Wednesday, May 23, 2018

Assignment 22- Clifton Grady


My life experience has been one that I feel not many experience. If any of you haven’t caught on by now, yes, I am a minority. Not only am I a minority, but I also have a life threatening disability. Despite this though, I prosper on as anyone else would. Being a minority, a lot of stereotypes come to my mind as I try to realize how people may perceive me. Personally, I have never (to my knowledge) experienced racism directly. I have always been a gifted and talented student, and when I lived in Maryland that meant going to a special school altogether beginning in first grade. In this school, I was surrounded by other kids who just didn’t look like me. But I really didn’t let this affect me very much at all. I made friends and grew up as normal, I was just in an environment where my peers were racially different from me. This has been the case for essentially my entire growing up. There are very few nonwhite people who I consider good friends simply due to the environments I have been in. I have been told I am a “white” black person, and sometimes this frustrates me. I feel as though race and personality should be mutually exclusive things. Just because I come from a background of financial wellbeing, a good education, strong family values, and I speak properly (admittedly, my knowledge of slang language is so lacking that sometimes I find difficulty in communicating with peers via text messages), that shouldn’t indicate that I am white, as I am clearly not (at least not wholly. Yes, my mother is white, but no one looks and me and tries to figure out exactly what I am. Society takes a quick glance and categorizes me—black.).
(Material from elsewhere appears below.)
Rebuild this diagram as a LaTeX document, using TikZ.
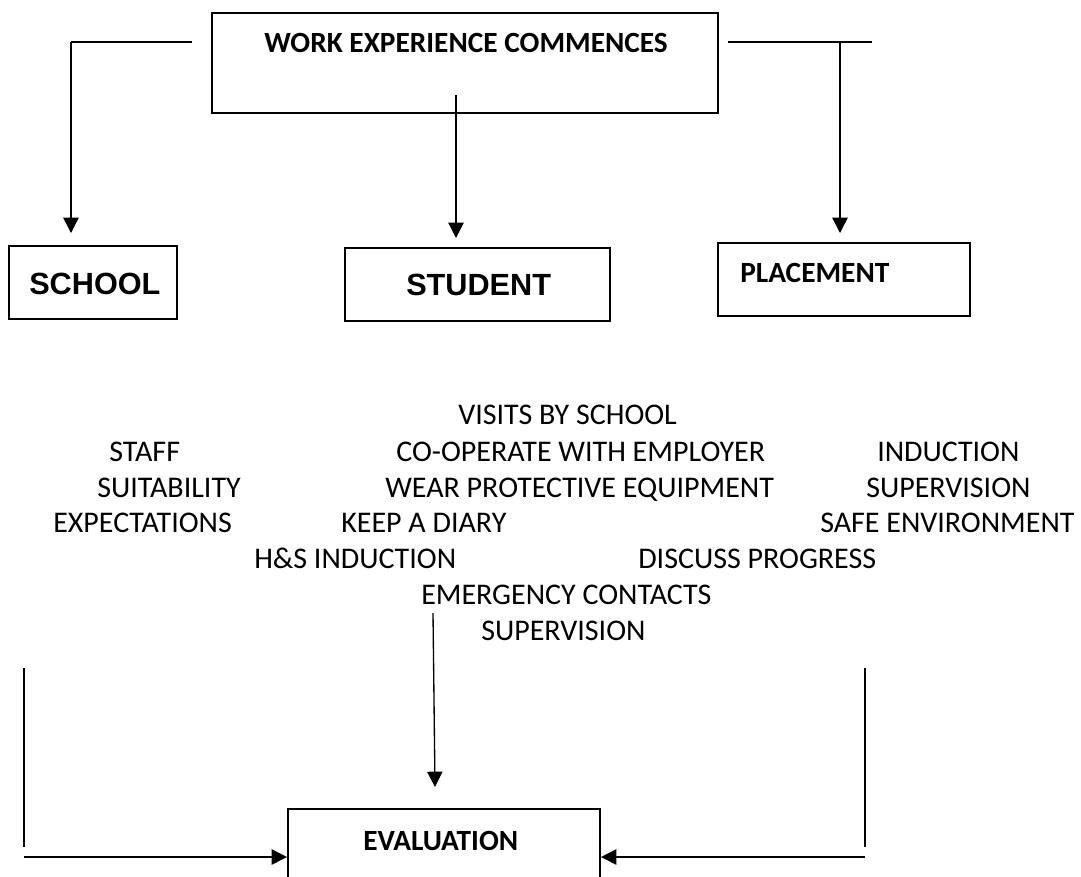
\documentclass[tikz,border=0pt]{standalone}
\usepackage{fontspec}
\setmainfont{Carlito}
\newfontfamily\arialf{Liberation Sans}
\usetikzlibrary{arrows.meta}
\begin{document}
\begin{tikzpicture}[x=0.75pt,y=-0.75pt,
  box/.style={draw,line width=1.5pt,inner sep=0pt},
  lbl/.style={anchor=base west,inner sep=0pt,font=\fontsize{22.5}{27}\selectfont},
  blbl/.style={anchor=base west,inner sep=0pt,font=\fontsize{22}{27}\selectfont\bfseries},
  albl/.style={anchor=base west,inner sep=0pt,font=\arialf\fontsize{23}{28}\selectfont\bfseries},
  conn/.style={line width=1pt},
  arr/.style={line width=1pt,-{Triangle[length=11.5pt,width=11.5pt]}}]
\clip (0,0) rectangle (1081,876);
\fill[white] (0,0) rectangle (1081,876);
% boxes
\node[box,minimum width=379.5pt,minimum height=75pt] (top) at (465,63) {};
\node[box,minimum width=126pt,minimum height=54.75pt] (school) at (93,282.5) {};
\node[box,minimum width=198.75pt,minimum height=54.75pt] (student) at (477.5,284.5) {};
\node[box,minimum width=189pt,minimum height=54.75pt] (placement) at (844,279.5) {};
\node[box,minimum width=234pt,minimum height=72pt] (eval) at (444,857) {};
% box labels
\node[blbl] (ttop) at (264,52) {WORK EXPERIENCE COMMENCES};
\node[albl] (tschool) at (29,294) {SCHOOL};
\node[albl] (tstudent) at (406,295) {STUDENT};
\node[blbl] (tplacement) at (740,282) {PLACEMENT};
\node[blbl] (teval) at (363,850) {EVALUATION};
% list texts
\node[lbl] (v1) at (458,424) {VISITS BY SCHOOL};
\node[lbl] (a1) at (109,461) {STAFF};
\node[lbl] (b1) at (396,461) {CO-OPERATE WITH EMPLOYER};
\node[lbl] (c1) at (877,461) {INDUCTION};
\node[lbl] (a2) at (97,497) {SUITABILITY};
\node[lbl] (b2) at (385,497) {WEAR PROTECTIVE EQUIPMENT};
\node[lbl] (c2) at (866,497) {SUPERVISION};
\node[lbl] (a3) at (53,532) {EXPECTATIONS};
\node[lbl] (b3) at (341,532) {KEEP A DIARY};
\node[lbl] (c3) at (820,532) {SAFE ENVIRONMENT};
\node[lbl] (d1) at (254,568) {H\&S INDUCTION};
\node[lbl] (d2) at (638,568) {DISCUSS PROGRESS};
\node[lbl] (e1) at (421,604) {EMERGENCY CONTACTS};
\node[lbl] (e2) at (481,640) {SUPERVISION};
% coordinates for free ends
\coordinate (lstart) at (192,42);
\coordinate (lcorner) at (71,42);
\coordinate (ltip) at (71,233);
\coordinate (mstart) at (456,95);
\coordinate (mtip) at (456,238);
\coordinate (rstart) at (728,42);
\coordinate (rend) at (872,42);
\coordinate (rcorner) at (840,42);
\coordinate (rtip) at (840,233);
\coordinate (bstart) at (433,613);
\coordinate (btip) at (435,787);
\coordinate (lvtop) at (24,668);
\coordinate (lvbot) at (24,847);
\coordinate (lhstart) at (24,857);
\coordinate (rvtop) at (865,668);
\coordinate (rvbot) at (865,847);
\coordinate (rhstart) at (865,857);
% connectors
\draw[conn] (lstart) -- (lcorner);
\draw[arr] (lcorner) -- (ltip);
\draw[arr] (mstart) -- (mtip);
\draw[conn] (rstart) -- (rend);
\draw[arr] (rcorner) -- (rtip);
\draw[arr] (bstart) -- (btip);
\draw[conn] (lvtop) -- (lvbot);
\draw[arr] (lhstart) -- (eval.west);
\draw[conn] (rvtop) -- (rvbot);
\draw[arr] (rhstart) -- (eval.east);
\end{tikzpicture}
\end{document}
This has made my life a bit of a confusing one. I know exactly who I am, but society does not, and convincing people of who I am has always been a challenge. People either see me and pinpoint me as black, or talk to me and determine that I’m so-called “white.” All I want to be is me, and I feel like my background provides a sense of uniqueness to any societal niche I find myself in. I understand both black and white culture, and I feel like someone like me could serve as a much needed bridge between two races seemingly at war in times like these where racial tension is more quarrelsome than ever.